The articles keep piling up and they're more than just click-bait attempts. Article after article describing issues with CDProjekt Red's concept of "open-world" or "sandbox" keep demonstrating that normal gamers expect certain things with games that make such claims and... they're not getting what they expected. Even "roleplaying" is being questioned a bit considering players seem to feel they should have more control over their player's actions and personality in dialogue/quest choices. (Though, I wouldn't count that as being as significant a component of "roleplaying" mechanically speaking.)

Of course, the hype fuels the complaints. :)

But, that doesn't mean they're not valid complaints. It only means they may be a bit more dramatically presented...

For myself, if I read CDPR's marketing and its descriptions of what players could expect, would I actually... experience that? All indications I can find say "No."

I'm sure you try to learn about the games you're interested in before you buy them. You probably read their descriptions and maybe even try to find some reliable reviews and player testimonials about the gameplay you could expect, right?

It appears expectations of certain sorts of gameplay in Cyberpunk 2077 are not fulfilled. With a game that payed for itself on pre-orders... The only reason players got their money back was because of the outcry over bugs and an unplayable product on certain platforms and not because CDPR may have truly misrepresented its product. That should matter to everyone.

Just my two coppers and my opinion is worth to you exactly what you paid for it. :)
Last edited by Morkonan#5844 on Dec 28, 2020, 12:51:43 PM
The game has literally the same quest structure as Skyrim and the same world structure as GTA. I don't know your sources and I don't particularly care. The game is received more positively than negatively despite the "open world lie" you are trying to push.
from everything i've read and the dozen massive video reviews i've gone through i'd say the breakdown is this....

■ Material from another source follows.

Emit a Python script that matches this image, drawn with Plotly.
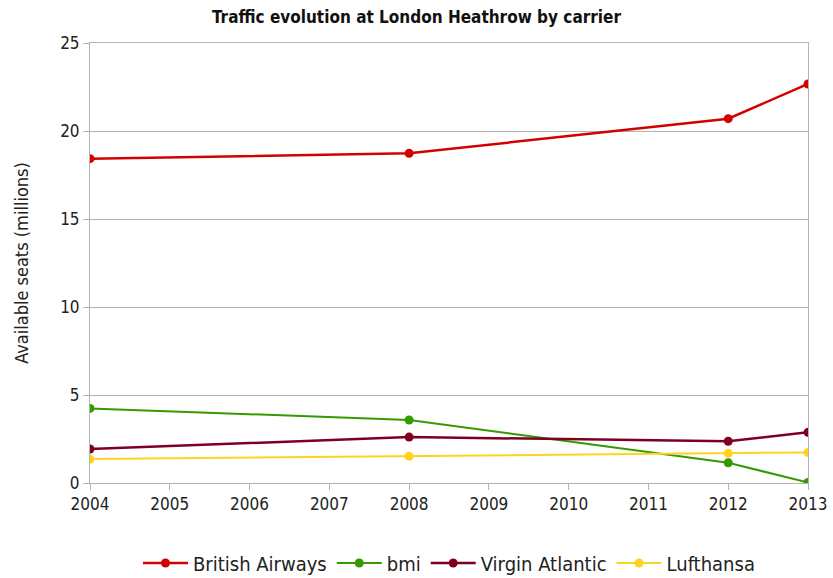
import plotly.graph_objects as go

years = [2004, 2008, 2012, 2013]
british_airways = [18.43, 18.73, 20.7, 22.67]
bmi = [4.24, 3.58, 1.15, 0.03]
virgin_atlantic = [1.93, 2.61, 2.37, 2.88]
lufthansa = [1.36, 1.52, 1.69, 1.74]

series = [
    ("British Airways", british_airways, "#d40000", 2.5),
    ("bmi", bmi, "#339a00", 2),
    ("Virgin Atlantic", virgin_atlantic, "#7e0021", 2.5),
    ("Lufthansa", lufthansa, "#ffd320", 2),
]

FONT = "Liberation Sans Narrow, DejaVu Sans Condensed, Arial Narrow, sans-serif"

fig = go.Figure()
for name, vals, color, w in series:
    fig.add_trace(go.Scatter(
        x=years, y=vals, name=name, mode="lines+markers",
        line=dict(color=color, width=w),
        marker=dict(color=color, size=9, symbol="circle"),
    ))

fig.update_layout(
    width=833, height=578,
    margin=dict(l=90, r=25, t=43, b=95, autoexpand=False),
    paper_bgcolor="white", plot_bgcolor="white",
    font=dict(family=FONT, size=17, color="#222"),
    title=dict(text="<b>Traffic evolution at London Heathrow by carrier</b>",
               x=0.5, xanchor="center", y=0.97, yanchor="middle",
               font=dict(family=FONT, size=17, color="#111")),
    showlegend=True,
    legend=dict(orientation="h", x=0.5, xanchor="center",
                yref="container", y=0.026, yanchor="middle",
                font=dict(family=FONT, size=20, color="#222"), itemwidth=45),
)
fig.update_xaxes(
    range=[2004, 2013], tickmode="linear", tick0=2004, dtick=1,
    showgrid=False, showline=True, linecolor="#b3b3b3", linewidth=1,
    mirror=True, ticks="outside", ticklen=6, tickcolor="#b3b3b3",
    tickfont=dict(family=FONT, size=17, color="#222"), zeroline=False,
)
fig.update_yaxes(
    range=[0, 25], tickmode="linear", tick0=0, dtick=5,
    showgrid=True, gridcolor="#b3b3b3", gridwidth=1,
    showline=True, linecolor="#b3b3b3", linewidth=1, mirror=True,
    ticks="outside", ticklen=6, tickcolor="#b3b3b3",
    tickfont=dict(family=FONT, size=17, color="#222"), zeroline=False,
    title=dict(text="Available seats (millions)", standoff=26,
               font=dict(family=FONT, size=18, color="#222")),
)

fig.write_html("out.html")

if you're one to be captivated by story and graphics, you'll love the game. unless you think bugs (even minor npc/car glitches and nothing game breaking) will break your immersion.

if you're one for details, interaction with the world and npcs, loving to go around and do your own thing throughout an open world, you'll hate this game.

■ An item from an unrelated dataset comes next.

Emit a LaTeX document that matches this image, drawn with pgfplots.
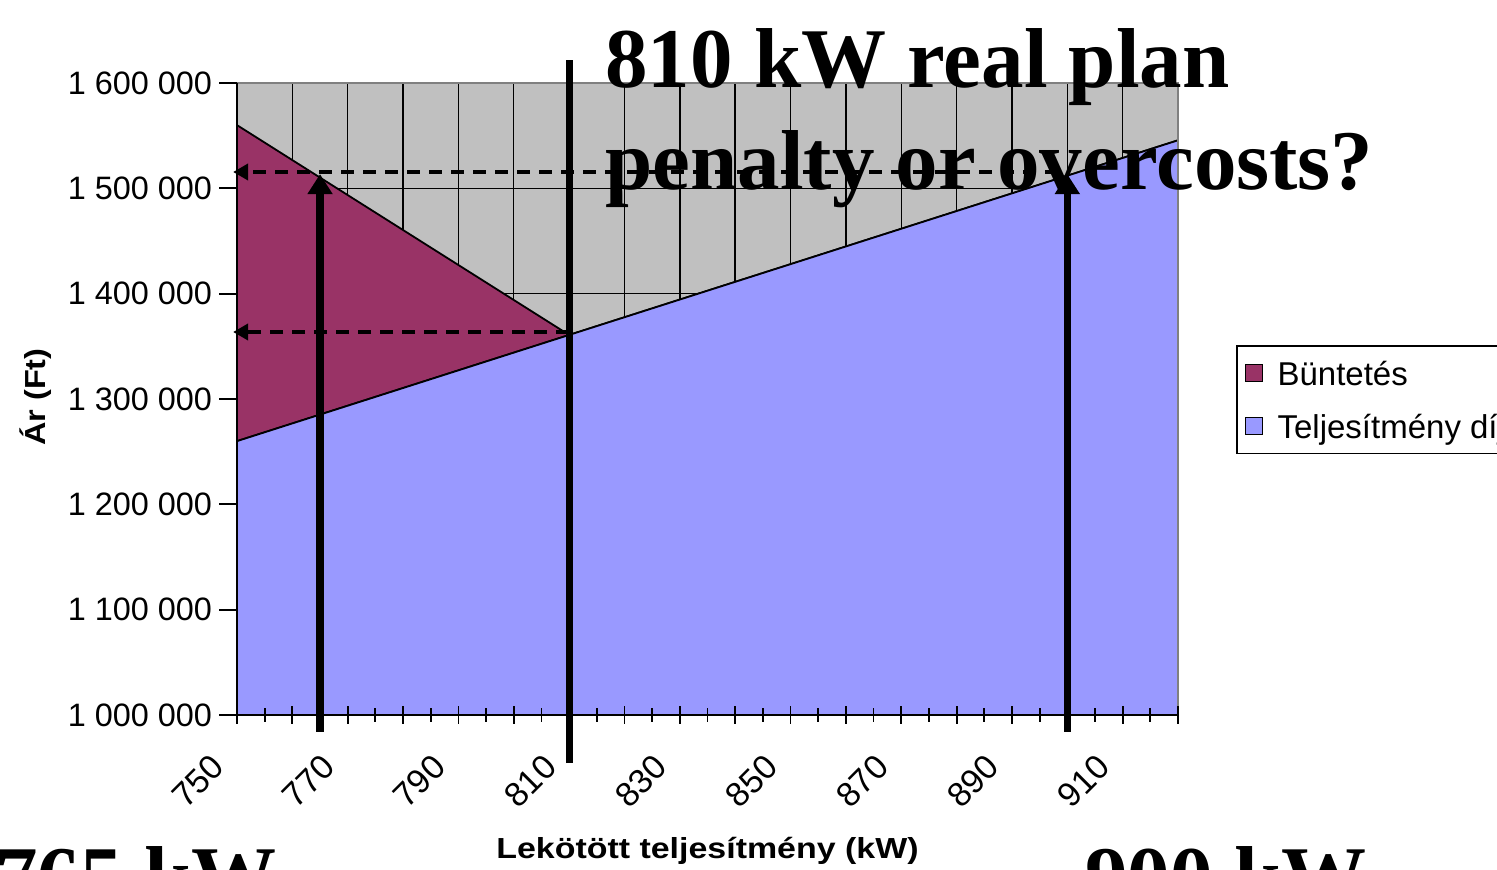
\documentclass[border=0pt]{standalone}
\usepackage{pgfplots}
\pgfplotsset{compat=1.18}
\usepackage{pgfplotstable}
\usepackage{graphicx}
\usepackage{fontspec}
\setmainfont{Liberation Sans}
\newfontfamily\timesfont{Liberation Serif}
\usetikzlibrary{arrows.meta}
\definecolor{penaltycol}{RGB}{153,51,102}
\definecolor{feecol}{RGB}{153,153,255}
\definecolor{plotbg}{RGB}{192,192,192}
\definecolor{bordergray}{RGB}{128,128,128}

\pgfplotstableread{
kw fee penalty
750 1260000 300000
755 1268400 275000
760 1276800 250000
765 1285200 225000
770 1293600 200000
775 1302000 175000
780 1310400 150000
785 1318800 125000
790 1327200 100000
795 1335600 75000
800 1344000 50000
805 1352400 25000
810 1360800 0
815 1369200 0
820 1377600 0
825 1386000 0
830 1394400 0
835 1402800 0
840 1411200 0
845 1419600 0
850 1428000 0
855 1436400 0
860 1444800 0
865 1453200 0
870 1461600 0
875 1470000 0
880 1478400 0
885 1486800 0
890 1495200 0
895 1503600 0
900 1512000 0
905 1520400 0
910 1528800 0
915 1537200 0
920 1545600 0
}\datatable

\begin{document}
\begin{tikzpicture}
\begin{axis}[
  at={(118.5pt,77.5pt)}, anchor=south west,
  scale only axis, width=470.5pt, height=316pt,
  xmin=750, xmax=920, ymin=1000000, ymax=1600000,
  axis x line*=bottom, axis y line*=left,
  axis line style={black, line width=0.9pt},
  set layers, axis on top,
  axis background/.style={fill=plotbg},
  xtick={750,760,...,920},
  xticklabels={750,,770,,790,,810,,830,,850,,870,,890,,910,},
  minor xtick={755,765,...,915},
  ytick={1000000,1100000,1200000,1300000,1400000,1500000,1600000},
  yticklabels={1 000 000,1 100 000,1 200 000,1 300 000,1 400 000,1 500 000,1 600 000},
  scaled y ticks=false,
  xmajorgrids, ymajorgrids,
  major grid style={black, line width=0.7pt, /pgfplots/on layer=axis background},
  tick style={black, line width=0.9pt},
  major tick length=9pt, minor tick length=7pt,
  xtick align=center, ytick align=outside,
  yticklabel style={font=\fontsize{16.2pt}{19pt}\selectfont},
  xticklabel style={font=\fontsize{17pt}{20pt}\selectfont, xshift=-7pt, yshift=-16pt, rotate=45, anchor=east},
  xlabel={\scalebox{1.17}[1]{Lekötött teljesítmény (kW)}},
  xlabel style={at={(axis description cs:0.5,-0.215)}, anchor=center, font=\bfseries\fontsize{14.5pt}{17pt}\selectfont},
  ylabel={\scalebox{1.12}[1]{Ár (Ft)}},
  ylabel style={at={(axis description cs:-0.2136,0.503)}, anchor=center, font=\bfseries\fontsize{14.5pt}{17pt}\selectfont},
  stack plots=y,
  reverse legend,
  legend image code/.code={\draw[#1, line width=0.7pt] (1pt,-4.25pt) rectangle (9.5pt,4.25pt); \path (0pt,0pt) (14pt,0pt);},
  legend style={at={(axis description cs:1.0616,0.5854)}, anchor=north west,
    draw=black, line width=0.8pt, font=\fontsize{16.5pt}{19pt}\selectfont,
    inner xsep=3pt, inner ysep=5pt, row sep=9.5pt,
    nodes={inner sep=2.5pt, text depth=0pt}},
  legend cell align=left,
]
\addplot[draw=black, line width=0.9pt, fill=feecol] table[x=kw,y=fee]{\datatable} \closedcycle;
\addlegendentry{Teljesítmény díj}
\addplot[draw=black, line width=0.9pt, fill=penaltycol] table[x=kw,y=penalty]{\datatable} \closedcycle;
\addlegendentry{Büntetés}
\coordinate (NW) at (rel axis cs:0,1);
\coordinate (NE) at (rel axis cs:1,1);
\coordinate (SE) at (rel axis cs:1,0);
\coordinate (A765b) at (axis cs:765,983860);
\coordinate (A765t) at (axis cs:765,1513500);
\coordinate (A900b) at (axis cs:900,983860);
\coordinate (A900t) at (axis cs:900,1513500);
\coordinate (L810b) at (axis cs:810,954400);
\coordinate (L810t) at (axis cs:810,1621800);
\coordinate (D1s) at (axis cs:898.3,1515500);
\coordinate (D1e) at (axis cs:749.3,1515500);
\coordinate (D2s) at (axis cs:810,1363600);
\coordinate (D2e) at (axis cs:749.3,1363600);
\end{axis}
\draw[bordergray, line width=0.8pt] (NW) -- (NE) -- (SE);
\draw[line width=2pt, dash pattern=on 6.5pt off 4.5pt, -{Triangle[width=8pt,length=7.5pt]}] (D1s) -- (D1e);
\draw[line width=2pt, dash pattern=on 6.5pt off 4.5pt, -{Triangle[width=8pt,length=7.5pt]}] (D2s) -- (D2e);
\draw[line width=3.6pt, -{Triangle[width=12pt,length=10pt]}] (A765b) -- (A765t);
\draw[line width=3.6pt, -{Triangle[width=12pt,length=10pt]}] (A900b) -- (A900t);
\draw[line width=3.6pt] (L810b) -- (L810t);
\node[anchor=base west, inner sep=0pt, font=\timesfont\bfseries\fontsize{42.5pt}{50pt}\selectfont] at (302.5pt,391pt) {810 kW real plan};
\node[anchor=base west, inner sep=0pt, font=\timesfont\bfseries\fontsize{42.5pt}{50pt}\selectfont] at (302.5pt,340pt) {penalty or overcosts?};
\node[anchor=base west, inner sep=0pt, font=\timesfont\bfseries\fontsize{42.5pt}{50pt}\selectfont] at (-2.5pt,-18pt) {765 kW};
\node[anchor=base west, inner sep=0pt, font=\timesfont\bfseries\fontsize{42.5pt}{50pt}\selectfont] at (542.5pt,-18pt) {900 kW};
\pgfresetboundingbox
\path[use as bounding box] (0,0) rectangle (748.5pt,435pt);
\end{tikzpicture}
\end{document}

im a detail guy through and through. i couldn't care less for graphics (especially when you need to have the best of the best currently to even halfway experience it) and i absolutely couldn't care less about story. i don't get emotionally invested in characters etc. don't give a flying frogs fart.
what i notice is every detail.

from what i see i don't need to play the game. i already hate it. mostly because what cyberpunk does well doesn't interest me. what interests me is where the game falls on its face, HARD.
this is where i come to my conclusion, that even if you do call it an open world, to me and how i think of open world games, it is a terrible one.

terrible AI, zero npc interaction, terrible and terribly inconsistent physics, even worse atmosphere interaction.
graphics? sure
story? i've actually heard mixed things about this. some people love it and the characters, some people think the story sucks.

either way i'd say this game is a gamble. if its high notes are what you enjoy then you still gamble experiencing them with little to no bugs. at least no game breaking bugs
You really shouldn't hate a game you won't play anyway. You'll pointlessly reduce your lifespan.